## [RECORDED DATA]
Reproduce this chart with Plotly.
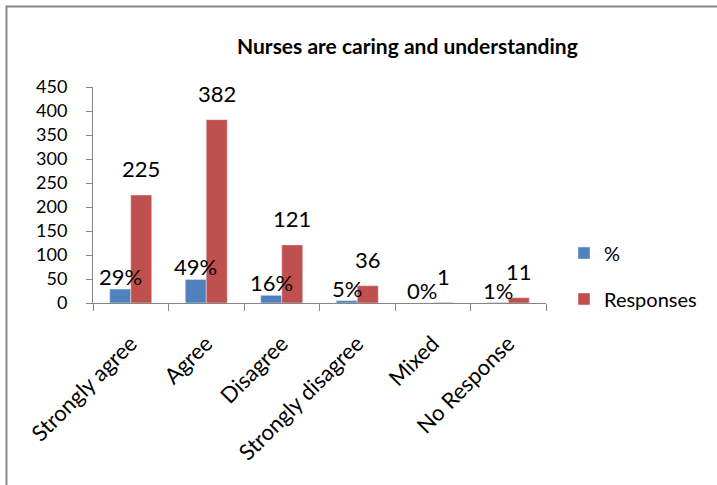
import plotly.graph_objects as go

categories = ["Strongly agree", "Agree", "Disagree", "Strongly disagree", "Mixed", "No Response"]
pct_values = [29, 49, 16, 5, 0, 1]
pct_labels = ["29%", "49%", "16%", "5%", "0%", "1%"]
responses = [225, 382, 121, 36, 1, 11]
y_ticks = [0, 50, 100, 150, 200, 250, 300, 350, 400, 450]

W, H = 717, 485
L, R, T, B = 93, 171, 87, 182
plot_w = W - L - R
plot_h = H - T - B

BLUE = "#4F81BD"
RED = "#C0504D"
AXIS = "#868686"
FONT = "Lato"

bargap = 0.444
cat_w = plot_w / len(categories)
bar_w = cat_w * (1 - bargap) / 2

fig = go.Figure()
fig.add_trace(go.Bar(x=categories, y=pct_values, name="%", marker_color=BLUE,
                     legend="legend", hoverinfo="skip"))
fig.add_trace(go.Bar(x=categories, y=responses, name="Responses", marker_color=RED,
                     legend="legend2", hoverinfo="skip"))

annotations = []
for c, v, t in zip(categories, pct_values, pct_labels):
    annotations.append(dict(x=c, y=v, xref="x", yref="y", text=t, showarrow=False,
                            xshift=-bar_w / 2, yshift=-3, yanchor="bottom",
                            font=dict(family=FONT, size=22, color="black")))
for c, v in zip(categories, responses):
    annotations.append(dict(x=c, y=v, xref="x", yref="y", text=str(v), showarrow=False,
                            xshift=bar_w / 2, yshift=11, yanchor="bottom",
                            font=dict(family=FONT, size=22, color="black")))

annotations.append(dict(text="<b>Nurses are caring and understanding</b>", xref="paper", yref="paper",
                        x=(407 - L) / plot_w, y=(H - B - 45) / plot_h, xanchor="center", yanchor="middle",
                        showarrow=False, font=dict(family=FONT, size=21, color="black")))

def px2x(px):
    return (px - L) / plot_w

def py2y(py):
    return (H - B - py) / plot_h

shapes = [
    dict(type="line", xref="paper", yref="paper", x0=px2x(6), x1=px2x(W + 5),
         y0=py2y(6.5), y1=py2y(6.5), line=dict(color="#8a8a8a", width=2)),
    dict(type="line", xref="paper", yref="paper", x0=px2x(6.5), x1=px2x(6.5),
         y0=py2y(5.5), y1=py2y(H + 5), line=dict(color="#8a8a8a", width=2)),
]

fig.update_layout(
    width=W, height=H,
    margin=dict(l=L, r=R, t=T, b=B, pad=0),
    paper_bgcolor="white", plot_bgcolor="white",
    barmode="group", bargap=bargap, bargroupgap=0,
    font=dict(family=FONT, size=18, color="black"),
    showlegend=True,
    legend=dict(x=px2x(564), y=py2y(253), xanchor="left", yanchor="middle",
                font=dict(family=FONT, size=20, color="black"), bgcolor="rgba(0,0,0,0)"),
    legend2=dict(x=px2x(564), y=py2y(299), xanchor="left", yanchor="middle",
                 font=dict(family=FONT, size=20, color="black"), bgcolor="rgba(0,0,0,0)"),
    annotations=annotations,
    shapes=shapes,
)
fig.update_xaxes(showline=True, linecolor=AXIS, linewidth=1, ticks="outside", tickson="boundaries",
                 ticklen=7, tickcolor=AXIS, tickangle=-45, showgrid=False,
                 ticklabelstandoff=18,
                 tickfont=dict(family=FONT, size=22, color="black"))
fig.update_yaxes(range=[0, 450], tickvals=y_ticks, showline=True, linecolor=AXIS, linewidth=1,
                 ticks="outside", ticklen=6, tickcolor=AXIS, showgrid=False, zeroline=False,
                 ticklabelstandoff=15,
                 tickfont=dict(family=FONT, size=18, color="black"))

fig.write_html("out.html", config={"displayModeBar": False},
               post_script="document.body.style.margin='0';")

## [THE EXERCISE]
Quote each line of the listing exactly, but leave the pictures out.

## [OUTPUT OF THE TASK]
Reproduce this chart with Plotly.
import plotly.graph_objects as go

categories = ["Strongly agree", "Agree", "Disagree", "Strongly disagree", "Mixed", "No Response"]
pct_values = [29, 49, 16, 5, 0, 1]
pct_labels = ["29%", "49%", "16%", "5%", "0%", "1%"]
responses = [225, 382, 121, 36, 1, 11]
y_ticks = [0, 50, 100, 150, 200, 250, 300, 350, 400, 450]

W, H = 717, 485
L, R, T, B = 93, 171, 87, 182
plot_w = W - L - R
plot_h = H - T - B

BLUE = "#4F81BD"
RED = "#C0504D"
AXIS = "#868686"
FONT = "Lato"

bargap = 0.444
cat_w = plot_w / len(categories)
bar_w = cat_w * (1 - bargap) / 2

fig = go.Figure()
fig.add_trace(go.Bar(x=categories, y=pct_values, name="%", marker_color=BLUE,
                     legend="legend", hoverinfo="skip"))
fig.add_trace(go.Bar(x=categories, y=responses, name="Responses", marker_color=RED,
                     legend="legend2", hoverinfo="skip"))

annotations = []
for c, v, t in zip(categories, pct_values, pct_labels):
    annotations.append(dict(x=c, y=v, xref="x", yref="y", text=t, showarrow=False,
                            xshift=-bar_w / 2, yshift=-3, yanchor="bottom",
                            font=dict(family=FONT, size=22, color="black")))
for c, v in zip(categories, responses):
    annotations.append(dict(x=c, y=v, xref="x", yref="y", text=str(v), showarrow=False,
                            xshift=bar_w / 2, yshift=11, yanchor="bottom",
                            font=dict(family=FONT, size=22, color="black")))

annotations.append(dict(text="<b>Nurses are caring and understanding</b>", xref="paper", yref="paper",
                        x=(407 - L) / plot_w, y=(H - B - 45) / plot_h, xanchor="center", yanchor="middle",
                        showarrow=False, font=dict(family=FONT, size=21, color="black")))

def px2x(px):
    return (px - L) / plot_w

def py2y(py):
    return (H - B - py) / plot_h

shapes = [
    dict(type="line", xref="paper", yref="paper", x0=px2x(6), x1=px2x(W + 5),
         y0=py2y(6.5), y1=py2y(6.5), line=dict(color="#8a8a8a", width=2)),
    dict(type="line", xref="paper", yref="paper", x0=px2x(6.5), x1=px2x(6.5),
         y0=py2y(5.5), y1=py2y(H + 5), line=dict(color="#8a8a8a", width=2)),
]

fig.update_layout(
    width=W, height=H,
    margin=dict(l=L, r=R, t=T, b=B, pad=0),
    paper_bgcolor="white", plot_bgcolor="white",
    barmode="group", bargap=bargap, bargroupgap=0,
    font=dict(family=FONT, size=18, color="black"),
    showlegend=True,
    legend=dict(x=px2x(564), y=py2y(253), xanchor="left", yanchor="middle",
                font=dict(family=FONT, size=20, color="black"), bgcolor="rgba(0,0,0,0)"),
    legend2=dict(x=px2x(564), y=py2y(299), xanchor="left", yanchor="middle",
                 font=dict(family=FONT, size=20, color="black"), bgcolor="rgba(0,0,0,0)"),
    annotations=annotations,
    shapes=shapes,
)
fig.update_xaxes(showline=True, linecolor=AXIS, linewidth=1, ticks="outside", tickson="boundaries",
                 ticklen=7, tickcolor=AXIS, tickangle=-45, showgrid=False,
                 ticklabelstandoff=18,
                 tickfont=dict(family=FONT, size=22, color="black"))
fig.update_yaxes(range=[0, 450], tickvals=y_ticks, showline=True, linecolor=AXIS, linewidth=1,
                 ticks="outside", ticklen=6, tickcolor=AXIS, showgrid=False, zeroline=False,
                 ticklabelstandoff=15,
                 tickfont=dict(family=FONT, size=18, color="black"))

fig.write_html("out.html", config={"displayModeBar": False},
               post_script="document.body.style.margin='0';")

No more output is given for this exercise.